Strictly in terms of nutrition advice, however, Jackson is anything but dogmatic.

“I feed a cube myself, about as big as my index finger,” he says. “But I have clients that feed just straight sweet feed. Clients that feed bulk oats and a balancer. Others that use alfalfa hay and some that just use timothy. So if people have preferences, I try to develop a program they're comfortable with.”

Not least because that guarantees compliance. If Jackson comes back after a month and finds his client has slackened off his program, nobody gains.

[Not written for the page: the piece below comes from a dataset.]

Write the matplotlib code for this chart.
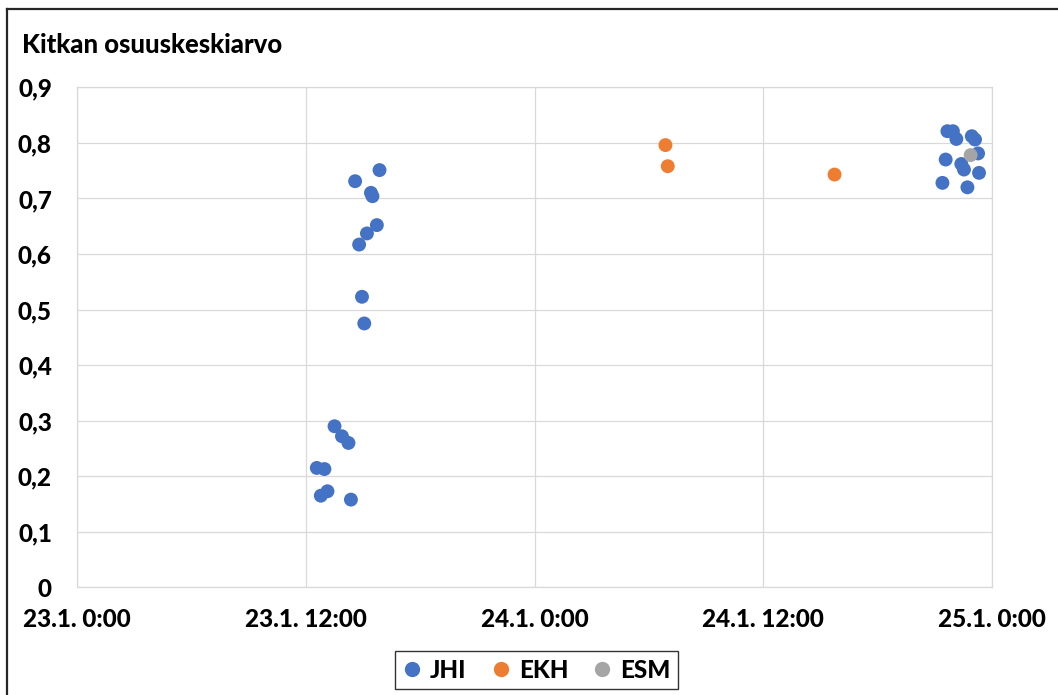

“So you want something that makes sense, something you can teach them,” he says. “You know, I was a teacher for 20 years. What I try to do is show why we do these things; and how to see things that aren't right in a horse, that might have a nutrition variable. To me, always, it's about doing the little things right. Take care of the horse. Don't overface him, nutritionally or work-wise.”

Jackson is one of those who can communicate deep learning by sheer, infectious engagement. He makes a living out of his expertise, sure, but the compulsion comes from the horse.

“I don't snow ski, I don't water ski,” he says. “I don't go to the Bahamas. I don't have kids–except 22 head, with four legs, on the farm; and ten that are now racehorses. This is what I do, and what I enjoy doing.”

And if his professional fees are ultimately consumed by his amateur experiments, so be it. He smiles, gives a shrug, and says: “I never saw an armoured car following a hearse.”